Saved entries:

........

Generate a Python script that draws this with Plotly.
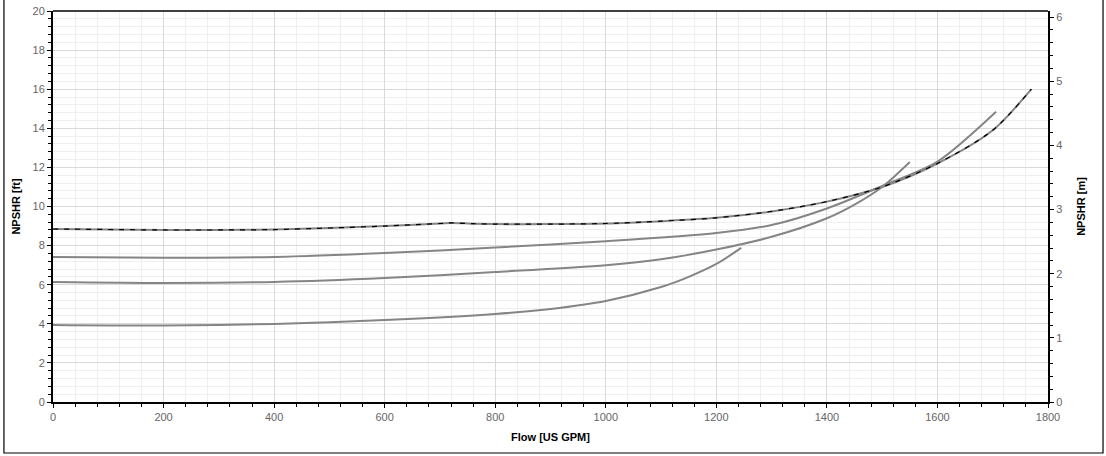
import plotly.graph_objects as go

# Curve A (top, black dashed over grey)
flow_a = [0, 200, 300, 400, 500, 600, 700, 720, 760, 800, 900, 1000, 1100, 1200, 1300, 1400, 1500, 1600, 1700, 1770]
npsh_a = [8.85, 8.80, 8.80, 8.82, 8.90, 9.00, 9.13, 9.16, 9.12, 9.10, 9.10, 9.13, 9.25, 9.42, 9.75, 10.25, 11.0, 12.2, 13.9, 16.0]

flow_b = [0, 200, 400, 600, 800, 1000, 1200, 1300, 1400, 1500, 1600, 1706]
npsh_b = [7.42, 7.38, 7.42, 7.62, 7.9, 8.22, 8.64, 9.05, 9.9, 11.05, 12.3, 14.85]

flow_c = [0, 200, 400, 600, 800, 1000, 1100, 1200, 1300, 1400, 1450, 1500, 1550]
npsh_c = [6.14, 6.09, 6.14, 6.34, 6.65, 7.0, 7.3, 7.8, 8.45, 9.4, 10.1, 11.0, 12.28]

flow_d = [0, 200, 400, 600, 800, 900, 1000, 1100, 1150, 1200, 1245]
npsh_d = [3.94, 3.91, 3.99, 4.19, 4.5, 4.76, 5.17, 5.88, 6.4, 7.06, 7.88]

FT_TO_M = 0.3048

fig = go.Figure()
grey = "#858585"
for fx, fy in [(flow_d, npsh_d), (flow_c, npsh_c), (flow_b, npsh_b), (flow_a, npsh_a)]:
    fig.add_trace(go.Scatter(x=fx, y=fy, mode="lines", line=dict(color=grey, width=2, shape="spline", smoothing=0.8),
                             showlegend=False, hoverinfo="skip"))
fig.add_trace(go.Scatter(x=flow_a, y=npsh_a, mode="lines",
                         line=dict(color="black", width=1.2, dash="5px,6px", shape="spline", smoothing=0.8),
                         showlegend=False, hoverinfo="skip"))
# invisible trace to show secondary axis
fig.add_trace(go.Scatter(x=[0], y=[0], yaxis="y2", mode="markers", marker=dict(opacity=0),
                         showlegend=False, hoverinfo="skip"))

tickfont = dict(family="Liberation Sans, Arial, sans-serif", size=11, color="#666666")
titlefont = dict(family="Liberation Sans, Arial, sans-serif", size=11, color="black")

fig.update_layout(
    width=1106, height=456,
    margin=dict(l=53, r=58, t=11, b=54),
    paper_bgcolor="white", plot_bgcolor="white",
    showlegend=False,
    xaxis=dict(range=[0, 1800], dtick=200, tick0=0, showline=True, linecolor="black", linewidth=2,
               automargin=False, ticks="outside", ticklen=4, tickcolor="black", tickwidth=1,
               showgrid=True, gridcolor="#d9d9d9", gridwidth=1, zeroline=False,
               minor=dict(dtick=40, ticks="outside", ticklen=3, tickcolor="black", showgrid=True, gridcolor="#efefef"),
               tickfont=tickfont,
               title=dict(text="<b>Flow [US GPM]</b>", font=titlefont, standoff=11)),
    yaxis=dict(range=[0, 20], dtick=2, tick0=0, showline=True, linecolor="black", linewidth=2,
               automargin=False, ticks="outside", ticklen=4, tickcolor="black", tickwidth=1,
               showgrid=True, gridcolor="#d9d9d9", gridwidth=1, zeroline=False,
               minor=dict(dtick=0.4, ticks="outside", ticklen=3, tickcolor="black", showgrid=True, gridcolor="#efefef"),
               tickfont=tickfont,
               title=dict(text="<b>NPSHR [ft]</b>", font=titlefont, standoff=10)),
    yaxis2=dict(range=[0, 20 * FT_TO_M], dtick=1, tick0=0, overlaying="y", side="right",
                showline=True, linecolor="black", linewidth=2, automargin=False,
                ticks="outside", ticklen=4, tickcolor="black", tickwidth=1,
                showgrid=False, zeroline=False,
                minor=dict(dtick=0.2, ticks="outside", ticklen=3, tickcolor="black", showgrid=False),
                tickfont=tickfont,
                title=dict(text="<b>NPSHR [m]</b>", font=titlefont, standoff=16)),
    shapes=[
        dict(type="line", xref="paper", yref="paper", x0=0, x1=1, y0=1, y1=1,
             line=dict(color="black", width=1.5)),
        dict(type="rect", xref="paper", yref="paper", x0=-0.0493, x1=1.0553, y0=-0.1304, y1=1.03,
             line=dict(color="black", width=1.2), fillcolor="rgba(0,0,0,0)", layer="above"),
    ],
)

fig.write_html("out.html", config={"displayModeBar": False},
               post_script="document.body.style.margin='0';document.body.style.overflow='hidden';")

........

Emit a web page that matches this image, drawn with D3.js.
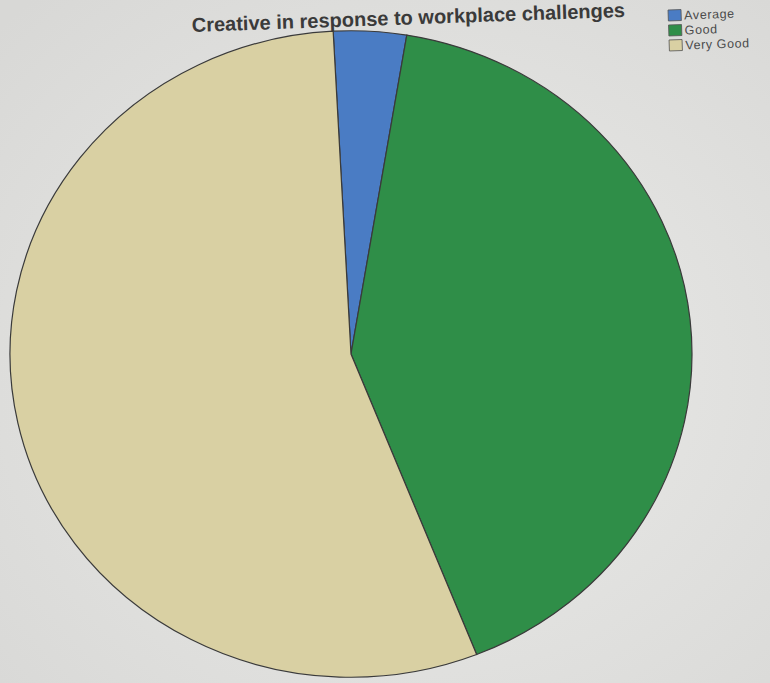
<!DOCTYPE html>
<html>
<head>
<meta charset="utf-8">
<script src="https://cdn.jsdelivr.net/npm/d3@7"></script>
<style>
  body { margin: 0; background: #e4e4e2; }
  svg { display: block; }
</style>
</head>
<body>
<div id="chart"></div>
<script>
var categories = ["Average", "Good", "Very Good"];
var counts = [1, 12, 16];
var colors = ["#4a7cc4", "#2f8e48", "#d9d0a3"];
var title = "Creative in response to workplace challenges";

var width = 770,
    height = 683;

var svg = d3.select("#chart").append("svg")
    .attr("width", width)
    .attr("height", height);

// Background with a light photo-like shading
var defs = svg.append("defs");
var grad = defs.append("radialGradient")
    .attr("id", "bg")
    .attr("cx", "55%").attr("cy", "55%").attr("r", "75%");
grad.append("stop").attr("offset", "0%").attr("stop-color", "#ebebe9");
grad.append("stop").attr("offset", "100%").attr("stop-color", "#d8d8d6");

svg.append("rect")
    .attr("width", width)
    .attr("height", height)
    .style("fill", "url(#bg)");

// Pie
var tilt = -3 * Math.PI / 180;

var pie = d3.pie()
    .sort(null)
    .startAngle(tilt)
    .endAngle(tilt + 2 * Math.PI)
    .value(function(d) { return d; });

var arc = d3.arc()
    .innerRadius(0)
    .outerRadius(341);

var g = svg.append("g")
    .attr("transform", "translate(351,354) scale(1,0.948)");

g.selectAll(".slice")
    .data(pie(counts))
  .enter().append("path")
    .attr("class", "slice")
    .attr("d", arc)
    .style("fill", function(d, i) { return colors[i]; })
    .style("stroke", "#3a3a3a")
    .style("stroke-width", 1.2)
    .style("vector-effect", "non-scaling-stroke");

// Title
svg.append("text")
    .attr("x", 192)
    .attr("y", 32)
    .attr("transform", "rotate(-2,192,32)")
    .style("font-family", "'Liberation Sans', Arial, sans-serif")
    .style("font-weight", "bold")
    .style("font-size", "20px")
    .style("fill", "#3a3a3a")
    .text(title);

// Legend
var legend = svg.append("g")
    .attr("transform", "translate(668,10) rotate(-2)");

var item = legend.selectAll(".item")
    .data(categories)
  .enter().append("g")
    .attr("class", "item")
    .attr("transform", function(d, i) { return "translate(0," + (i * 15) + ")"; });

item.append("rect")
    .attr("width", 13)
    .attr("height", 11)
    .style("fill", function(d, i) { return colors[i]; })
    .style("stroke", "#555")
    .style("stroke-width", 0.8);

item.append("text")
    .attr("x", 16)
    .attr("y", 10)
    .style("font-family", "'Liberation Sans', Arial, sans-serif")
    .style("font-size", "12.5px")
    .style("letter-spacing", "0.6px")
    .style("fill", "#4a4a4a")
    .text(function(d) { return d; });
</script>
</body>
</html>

........

| Work required |
Out of the material above, gather each line where "with" appears.

| Complete response |
Generate a Python script that draws this with Plotly.
Emit a web page that matches this image, drawn with D3.js.
// Background with a light photo-like shading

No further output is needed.